Madonna first heard about kabbalah when “a friend of a friend of hers told her about this man [Berg] who could provide answers that no other religions he had come across before ever had.”
Ritchie agreed to meet Berg and “I bombarded him with questions and lambasted his opinions. But I soon realized that he had this vast wealth of knowledge and scientific wisdom.”
In time Ritchie says he discovered that “kabbalah is simply an extension of the way most us try to live our lives. It’s just about being a decent person.”
Kabbalah is said to date back to the second century and to have been studied by, among others, Plato and Sir Isaac Newton.
Some aspects of the kabbalah “technology” ? Ritchie explains that this term is preferred to “religion” or “philosophy” – run parallel to Judaism. But instead of directly relying on traditional Jewish texts, followers of kabbalah embrace the Zohar (or the Book of Splendor), a 15-volume interpretation of them written in the 13th century by a Spanish rabbi in Granada.
Ritchie says kabbalah has made him a better husband and a more caring father.

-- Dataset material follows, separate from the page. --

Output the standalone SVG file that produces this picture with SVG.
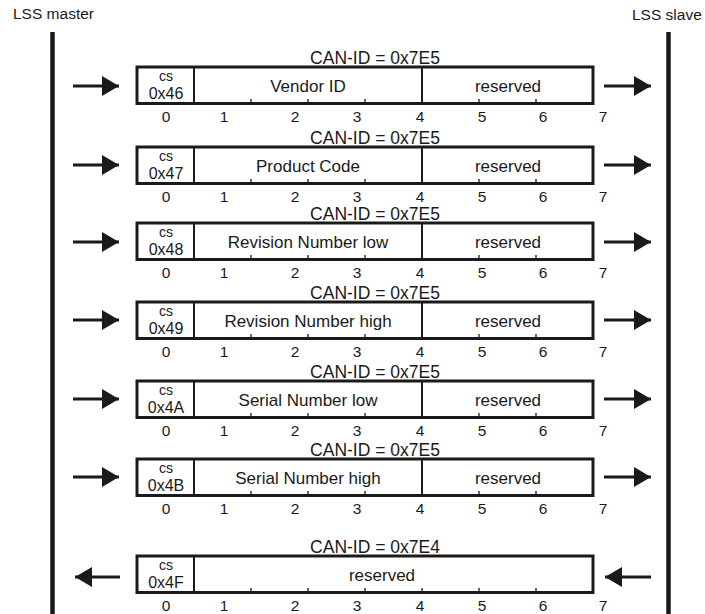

“We delude ourselves as human beings,” he says. “Even when we do seemingly selfless things, like playing with our kids, we are still actually acting selfishly.”
Ritchie, who met Madonna in 1998 at a dinner party thrown by Sting, was born into the Church of England; his wife had a Catholic background.
But neither of those traditions held a great deal of appeal for them. With kabbalah, “there is no mindless observation of meaningless traditions.”
Of course it is the religion’s celebrity connections ? and the famous $26 red-string bracelets that publicly identify its followers – that have brought it to prominence.
The movement’s white uniforms, as worn by the likes of Ashton Kutcher, the actor boyfriend of Demi Moore, are meant to attract the positive energy that men particularly need to combat outsized egos.
FRIENDS describe Ritchie, a black belt in karate and judo, as “powerfully charismatic.”
Kabbalah advocates the “spiritual supremacy of women over men.” It’s not hard to see why it appeals to Madonna.
“Kabbalah,” Madonna has said, “helped me understand that there is a bigger picture.
“I was raised to believe that the privilege of being American means you can be whatever you want. But the question is, to what end? What’s the point of reaching the top?”
Not everyone is convinced that kabbalah is anything more than a fashionable cult.
Rabbi Barry Marcus, of the respected Central London Synagogue, says: “Kabbalah is not what it appears to be.
“They are using techniques found in cults to suck people in. Their centers are in rich areas to attract people with money. There is no spiritual dimension whatsoever.”
This is the kind of thing that leaves Ritchie “scratching my head. I can only assume that some people hate what they don’t understand.”
But is it a cult?
“Kabbalah actively encourages you to continually ask questions, so it is actually the very antithesis of a cult.”
But no serious-minded philosophy needs Britney Spears as one of its most famous exponents, right?
“They [the kabbalah] target celebrities because they want the publicity and to spread the word,” says Ritchie. “We don’t all hang out together. Some of them are very committed, others not so.”
Ritchie does admit that his wife and he have different approaches.
“She’s more into the spiritual stuff,” he says, “while I’m more interested in the scientific side of things.”
Is it true, then, that kabbalah devotees are given specially chosen alternative names? (Madonna apparently now goes by the name Esther.)
“Never heard of this alternative-name thing,” he laughs. “Next?”
How much does it cost to join? The celebs are being asked to give up large proportions of their salaries, aren’t they?
“After six years of receiving all this wisdom, she [Madonna] never received any kind of bill from anyone,” Ritchie insists. “In fact, I am completely unaware of any manipulation of anyone’s money.”